** DATA SHOWN **

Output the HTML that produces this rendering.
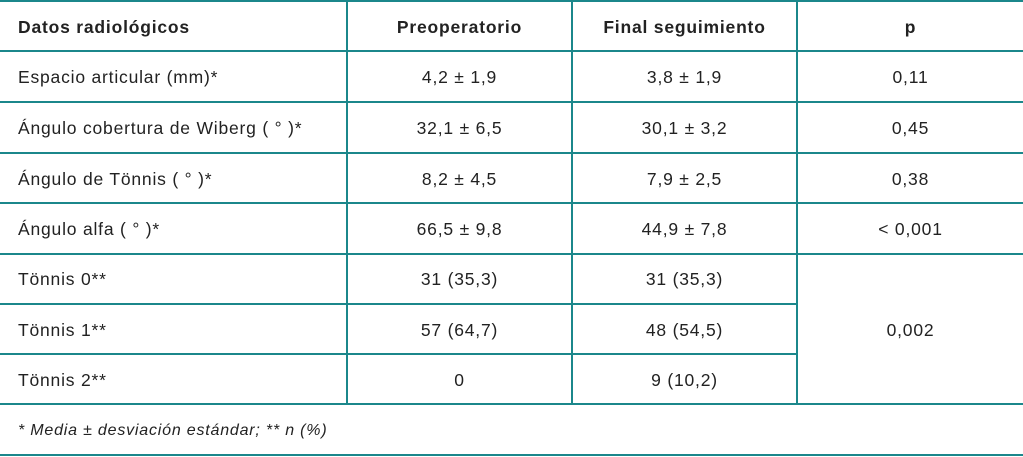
<!DOCTYPE html>
<html><head><meta charset="utf-8"><style>
body{margin:0;width:1023px;height:457px;background:#fff;position:relative;overflow:hidden;font-family:"Liberation Sans",sans-serif;color:#222;font-size:17.5px;letter-spacing:0.8px}
.h{position:absolute;left:0;width:1023px;height:2px;background:#1b878b}
.v{position:absolute;width:2px;background:#1b878b}
.t{position:absolute;line-height:20px;white-space:nowrap}
.c{text-align:center}
</style></head><body>
<div class="h" style="top:0"></div>
<div class="h" style="top:50px"></div>
<div class="h" style="top:101px"></div>
<div class="h" style="top:152px"></div>
<div class="h" style="top:202px"></div>
<div class="h" style="top:253px"></div>
<div class="h" style="top:303px;width:797px"></div>
<div class="h" style="top:353px;width:797px"></div>
<div class="h" style="top:403px"></div>
<div class="h" style="top:454px"></div>
<div class="v" style="left:346px;top:0;height:405px"></div>
<div class="v" style="left:571px;top:0;height:405px"></div>
<div class="v" style="left:796px;top:0;height:405px"></div>

<div class="t" style="left:18px;top:17px;font-weight:bold">Datos radiológicos</div>
<div class="t c" style="left:348px;width:223px;top:17px;font-weight:bold">Preoperatorio</div>
<div class="t c" style="left:573px;width:223px;top:17px;font-weight:bold">Final seguimiento</div>
<div class="t c" style="left:798px;width:225px;top:17px;font-weight:bold">p</div>

<div class="t" style="left:18px;top:67px">Espacio articular (mm)*</div>
<div class="t c" style="left:348px;width:223px;top:67px">4,2 ± 1,9</div>
<div class="t c" style="left:573px;width:223px;top:67px">3,8 ± 1,9</div>
<div class="t c" style="left:798px;width:225px;top:67px">0,11</div>

<div class="t" style="left:18px;top:118px">Ángulo cobertura de Wiberg ( ° )*</div>
<div class="t c" style="left:348px;width:223px;top:118px">32,1 ± 6,5</div>
<div class="t c" style="left:573px;width:223px;top:118px">30,1 ± 3,2</div>
<div class="t c" style="left:798px;width:225px;top:118px">0,45</div>

<div class="t" style="left:18px;top:169px">Ángulo de Tönnis ( ° )*</div>
<div class="t c" style="left:348px;width:223px;top:169px">8,2 ± 4,5</div>
<div class="t c" style="left:573px;width:223px;top:169px">7,9 ± 2,5</div>
<div class="t c" style="left:798px;width:225px;top:169px">0,38</div>

<div class="t" style="left:18px;top:219px">Ángulo alfa ( ° )*</div>
<div class="t c" style="left:348px;width:223px;top:219px">66,5 ± 9,8</div>
<div class="t c" style="left:573px;width:223px;top:219px">44,9 ± 7,8</div>
<div class="t c" style="left:798px;width:225px;top:219px">&lt; 0,001</div>

<div class="t" style="left:18px;top:269px">Tönnis 0**</div>
<div class="t c" style="left:348px;width:223px;top:269px">31 (35,3)</div>
<div class="t c" style="left:573px;width:223px;top:269px">31 (35,3)</div>

<div class="t" style="left:18px;top:320px">Tönnis 1**</div>
<div class="t c" style="left:348px;width:223px;top:320px">57 (64,7)</div>
<div class="t c" style="left:573px;width:223px;top:320px">48 (54,5)</div>
<div class="t c" style="left:798px;width:225px;top:320px">0,002</div>

<div class="t" style="left:18px;top:370px">Tönnis 2**</div>
<div class="t c" style="left:348px;width:223px;top:370px">0</div>
<div class="t c" style="left:573px;width:223px;top:370px">9 (10,2)</div>

<div class="t" style="left:18px;top:421px;font-style:italic;font-size:16px">* Media ± desviación estándar; ** n (%)</div>
</body></html>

** TASK STATEMENT **
Copy out all of the data word for word. Do not carry over any picture.

** WRITTEN ANSWER **
Output the HTML that produces this rendering.
<!DOCTYPE html>
<html><head><meta charset="utf-8"><style>
body{margin:0;width:1023px;height:457px;background:#fff;position:relative;overflow:hidden;font-family:"Liberation Sans",sans-serif;color:#222;font-size:17.5px;letter-spacing:0.8px}
.h{position:absolute;left:0;width:1023px;height:2px;background:#1b878b}
.v{position:absolute;width:2px;background:#1b878b}
.t{position:absolute;line-height:20px;white-space:nowrap}
.c{text-align:center}
</style></head><body>
<div class="h" style="top:0"></div>
<div class="h" style="top:50px"></div>
<div class="h" style="top:101px"></div>
<div class="h" style="top:152px"></div>
<div class="h" style="top:202px"></div>
<div class="h" style="top:253px"></div>
<div class="h" style="top:303px;width:797px"></div>
<div class="h" style="top:353px;width:797px"></div>
<div class="h" style="top:403px"></div>
<div class="h" style="top:454px"></div>
<div class="v" style="left:346px;top:0;height:405px"></div>
<div class="v" style="left:571px;top:0;height:405px"></div>
<div class="v" style="left:796px;top:0;height:405px"></div>

<div class="t" style="left:18px;top:17px;font-weight:bold">Datos radiológicos</div>
<div class="t c" style="left:348px;width:223px;top:17px;font-weight:bold">Preoperatorio</div>
<div class="t c" style="left:573px;width:223px;top:17px;font-weight:bold">Final seguimiento</div>
<div class="t c" style="left:798px;width:225px;top:17px;font-weight:bold">p</div>

<div class="t" style="left:18px;top:67px">Espacio articular (mm)*</div>
<div class="t c" style="left:348px;width:223px;top:67px">4,2 ± 1,9</div>
<div class="t c" style="left:573px;width:223px;top:67px">3,8 ± 1,9</div>
<div class="t c" style="left:798px;width:225px;top:67px">0,11</div>

<div class="t" style="left:18px;top:118px">Ángulo cobertura de Wiberg ( ° )*</div>
<div class="t c" style="left:348px;width:223px;top:118px">32,1 ± 6,5</div>
<div class="t c" style="left:573px;width:223px;top:118px">30,1 ± 3,2</div>
<div class="t c" style="left:798px;width:225px;top:118px">0,45</div>

<div class="t" style="left:18px;top:169px">Ángulo de Tönnis ( ° )*</div>
<div class="t c" style="left:348px;width:223px;top:169px">8,2 ± 4,5</div>
<div class="t c" style="left:573px;width:223px;top:169px">7,9 ± 2,5</div>
<div class="t c" style="left:798px;width:225px;top:169px">0,38</div>

<div class="t" style="left:18px;top:219px">Ángulo alfa ( ° )*</div>
<div class="t c" style="left:348px;width:223px;top:219px">66,5 ± 9,8</div>
<div class="t c" style="left:573px;width:223px;top:219px">44,9 ± 7,8</div>
<div class="t c" style="left:798px;width:225px;top:219px">&lt; 0,001</div>

<div class="t" style="left:18px;top:269px">Tönnis 0**</div>
<div class="t c" style="left:348px;width:223px;top:269px">31 (35,3)</div>
<div class="t c" style="left:573px;width:223px;top:269px">31 (35,3)</div>

<div class="t" style="left:18px;top:320px">Tönnis 1**</div>
<div class="t c" style="left:348px;width:223px;top:320px">57 (64,7)</div>
<div class="t c" style="left:573px;width:223px;top:320px">48 (54,5)</div>
<div class="t c" style="left:798px;width:225px;top:320px">0,002</div>

<div class="t" style="left:18px;top:370px">Tönnis 2**</div>
<div class="t c" style="left:348px;width:223px;top:370px">0</div>
<div class="t c" style="left:573px;width:223px;top:370px">9 (10,2)</div>

<div class="t" style="left:18px;top:421px;font-style:italic;font-size:16px">* Media ± desviación estándar; ** n (%)</div>
</body></html>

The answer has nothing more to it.